§ **Direction**: Begin with the line containing "Convert this chart" and end with the line containing "import seaborn as sns". Give those lines again exactly, leaving out the images.

___ Input for this task ___

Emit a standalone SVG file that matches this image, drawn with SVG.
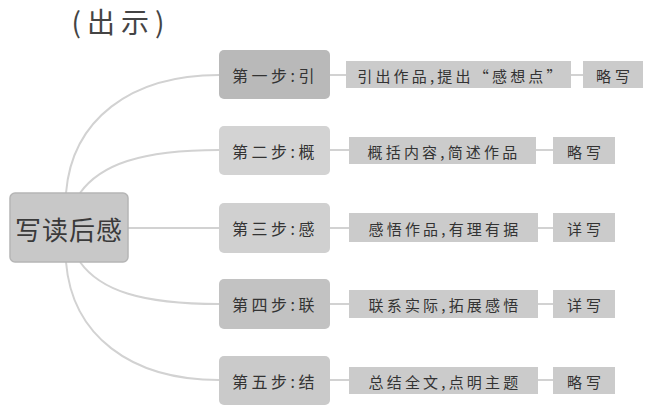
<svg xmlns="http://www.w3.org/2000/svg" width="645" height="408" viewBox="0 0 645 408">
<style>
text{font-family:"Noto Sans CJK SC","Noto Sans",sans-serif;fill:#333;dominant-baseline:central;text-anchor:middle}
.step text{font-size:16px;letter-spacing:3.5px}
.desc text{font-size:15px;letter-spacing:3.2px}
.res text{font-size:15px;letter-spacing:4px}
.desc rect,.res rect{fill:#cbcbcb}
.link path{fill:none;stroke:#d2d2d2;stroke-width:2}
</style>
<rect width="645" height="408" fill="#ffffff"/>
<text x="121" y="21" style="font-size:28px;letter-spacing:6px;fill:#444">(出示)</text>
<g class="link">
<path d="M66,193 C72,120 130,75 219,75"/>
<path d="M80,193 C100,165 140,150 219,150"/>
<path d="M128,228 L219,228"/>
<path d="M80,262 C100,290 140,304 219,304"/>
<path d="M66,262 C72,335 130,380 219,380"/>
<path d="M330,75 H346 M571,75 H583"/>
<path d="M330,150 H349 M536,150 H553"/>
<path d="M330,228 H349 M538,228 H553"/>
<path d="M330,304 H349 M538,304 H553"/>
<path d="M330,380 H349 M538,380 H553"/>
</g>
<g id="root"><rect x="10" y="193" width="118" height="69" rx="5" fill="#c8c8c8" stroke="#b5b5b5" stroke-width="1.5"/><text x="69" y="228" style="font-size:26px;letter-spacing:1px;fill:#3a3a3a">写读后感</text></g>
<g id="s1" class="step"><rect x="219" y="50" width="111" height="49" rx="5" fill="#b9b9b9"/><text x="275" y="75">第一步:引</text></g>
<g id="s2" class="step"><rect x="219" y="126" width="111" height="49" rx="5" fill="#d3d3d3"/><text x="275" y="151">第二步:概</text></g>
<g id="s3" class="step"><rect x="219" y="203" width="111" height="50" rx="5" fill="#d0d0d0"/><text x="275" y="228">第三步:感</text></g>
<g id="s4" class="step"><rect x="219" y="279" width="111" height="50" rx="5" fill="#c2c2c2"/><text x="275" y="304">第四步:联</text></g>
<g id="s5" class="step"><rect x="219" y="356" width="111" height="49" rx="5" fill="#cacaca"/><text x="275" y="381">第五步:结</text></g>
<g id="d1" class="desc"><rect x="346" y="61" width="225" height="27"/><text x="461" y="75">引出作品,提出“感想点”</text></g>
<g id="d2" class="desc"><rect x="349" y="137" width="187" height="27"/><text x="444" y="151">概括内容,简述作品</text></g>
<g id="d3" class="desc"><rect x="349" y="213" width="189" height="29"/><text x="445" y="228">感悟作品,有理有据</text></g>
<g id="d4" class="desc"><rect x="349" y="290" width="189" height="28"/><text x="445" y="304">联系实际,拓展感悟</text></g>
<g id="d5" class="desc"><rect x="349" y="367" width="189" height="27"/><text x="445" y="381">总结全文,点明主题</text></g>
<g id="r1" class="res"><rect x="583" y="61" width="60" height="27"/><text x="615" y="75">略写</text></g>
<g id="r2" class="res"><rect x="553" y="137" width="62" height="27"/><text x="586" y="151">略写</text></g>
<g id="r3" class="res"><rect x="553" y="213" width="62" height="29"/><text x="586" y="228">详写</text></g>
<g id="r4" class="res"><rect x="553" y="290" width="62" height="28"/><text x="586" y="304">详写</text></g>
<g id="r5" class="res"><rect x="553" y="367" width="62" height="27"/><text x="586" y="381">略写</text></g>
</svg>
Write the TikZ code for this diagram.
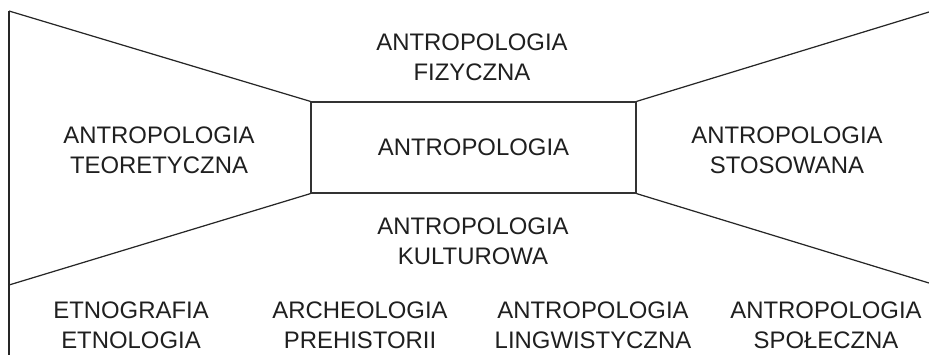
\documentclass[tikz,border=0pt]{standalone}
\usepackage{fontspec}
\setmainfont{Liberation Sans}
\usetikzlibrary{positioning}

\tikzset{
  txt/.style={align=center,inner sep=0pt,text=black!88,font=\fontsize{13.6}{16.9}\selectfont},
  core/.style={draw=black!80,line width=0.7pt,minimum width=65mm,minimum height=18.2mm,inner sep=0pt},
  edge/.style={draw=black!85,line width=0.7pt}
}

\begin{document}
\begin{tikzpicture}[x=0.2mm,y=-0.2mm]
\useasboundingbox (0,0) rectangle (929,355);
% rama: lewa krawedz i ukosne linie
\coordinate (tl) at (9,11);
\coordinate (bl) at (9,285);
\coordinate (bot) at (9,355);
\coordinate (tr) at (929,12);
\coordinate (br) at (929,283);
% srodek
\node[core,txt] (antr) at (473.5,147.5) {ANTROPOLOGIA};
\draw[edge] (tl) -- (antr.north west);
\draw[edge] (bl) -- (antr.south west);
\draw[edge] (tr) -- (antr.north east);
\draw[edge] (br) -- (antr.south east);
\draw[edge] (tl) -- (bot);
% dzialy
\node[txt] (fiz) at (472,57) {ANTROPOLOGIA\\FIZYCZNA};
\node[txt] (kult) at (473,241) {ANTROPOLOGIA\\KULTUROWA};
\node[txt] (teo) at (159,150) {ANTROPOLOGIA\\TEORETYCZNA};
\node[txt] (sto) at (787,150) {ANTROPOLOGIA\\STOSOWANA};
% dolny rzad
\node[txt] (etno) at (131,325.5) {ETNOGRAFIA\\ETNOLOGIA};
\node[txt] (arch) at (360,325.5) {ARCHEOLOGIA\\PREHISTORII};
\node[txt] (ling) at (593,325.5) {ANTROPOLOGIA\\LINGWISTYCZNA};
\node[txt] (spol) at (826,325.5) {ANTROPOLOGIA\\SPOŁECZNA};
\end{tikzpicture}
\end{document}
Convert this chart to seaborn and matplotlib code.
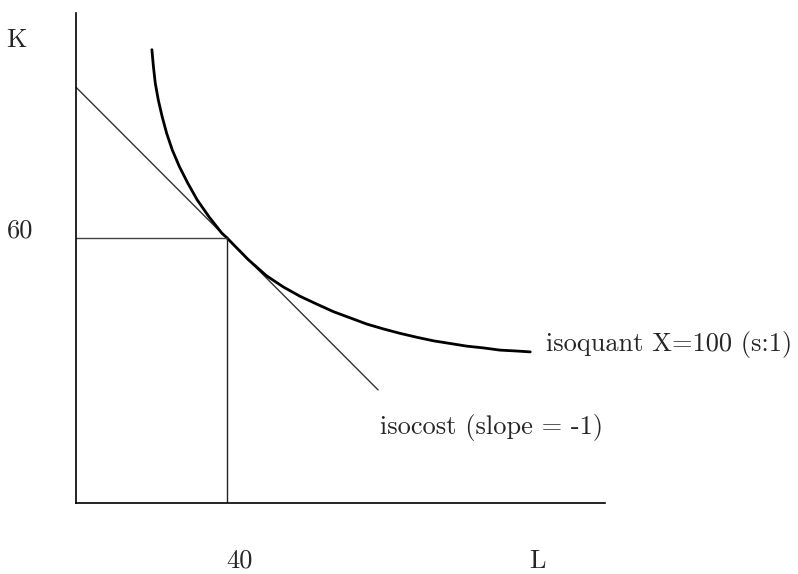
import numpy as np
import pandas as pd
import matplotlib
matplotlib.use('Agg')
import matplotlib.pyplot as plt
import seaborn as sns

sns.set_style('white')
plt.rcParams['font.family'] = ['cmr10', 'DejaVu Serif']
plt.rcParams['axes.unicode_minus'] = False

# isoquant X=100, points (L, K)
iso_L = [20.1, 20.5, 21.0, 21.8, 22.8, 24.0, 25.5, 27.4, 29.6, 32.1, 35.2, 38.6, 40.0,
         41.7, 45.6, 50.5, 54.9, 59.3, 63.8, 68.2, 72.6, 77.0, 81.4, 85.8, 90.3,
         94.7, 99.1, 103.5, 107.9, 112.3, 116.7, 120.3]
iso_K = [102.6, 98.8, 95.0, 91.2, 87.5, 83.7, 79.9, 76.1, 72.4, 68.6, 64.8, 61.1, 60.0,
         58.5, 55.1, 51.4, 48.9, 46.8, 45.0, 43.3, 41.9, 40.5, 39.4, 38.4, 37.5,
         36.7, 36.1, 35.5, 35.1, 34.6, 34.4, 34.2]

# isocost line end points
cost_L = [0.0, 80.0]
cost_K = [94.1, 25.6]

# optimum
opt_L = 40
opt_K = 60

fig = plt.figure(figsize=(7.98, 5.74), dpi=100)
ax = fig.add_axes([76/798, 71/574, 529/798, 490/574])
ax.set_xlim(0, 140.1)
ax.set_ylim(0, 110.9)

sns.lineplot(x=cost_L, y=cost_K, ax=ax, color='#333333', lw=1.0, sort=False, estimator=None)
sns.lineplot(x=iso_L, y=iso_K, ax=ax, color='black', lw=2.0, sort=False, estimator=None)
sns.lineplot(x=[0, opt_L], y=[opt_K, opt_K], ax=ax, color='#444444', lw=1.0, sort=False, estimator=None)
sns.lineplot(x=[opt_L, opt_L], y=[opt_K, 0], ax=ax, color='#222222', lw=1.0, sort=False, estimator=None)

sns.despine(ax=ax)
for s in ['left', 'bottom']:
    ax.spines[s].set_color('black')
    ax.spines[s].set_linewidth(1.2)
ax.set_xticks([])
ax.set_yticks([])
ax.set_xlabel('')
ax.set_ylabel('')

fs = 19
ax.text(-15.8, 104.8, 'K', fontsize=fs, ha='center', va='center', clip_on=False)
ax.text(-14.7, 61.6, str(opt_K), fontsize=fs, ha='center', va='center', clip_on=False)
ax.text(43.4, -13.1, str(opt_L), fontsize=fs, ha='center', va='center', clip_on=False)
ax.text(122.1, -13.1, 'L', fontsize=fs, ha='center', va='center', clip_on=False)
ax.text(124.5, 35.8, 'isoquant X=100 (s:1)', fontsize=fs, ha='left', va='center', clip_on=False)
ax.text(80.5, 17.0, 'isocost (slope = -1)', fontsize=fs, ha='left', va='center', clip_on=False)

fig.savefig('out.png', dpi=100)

___

§ **Full solution**:
Convert this chart to seaborn and matplotlib code.
import numpy as np
import pandas as pd
import matplotlib
matplotlib.use('Agg')
import matplotlib.pyplot as plt
import seaborn as sns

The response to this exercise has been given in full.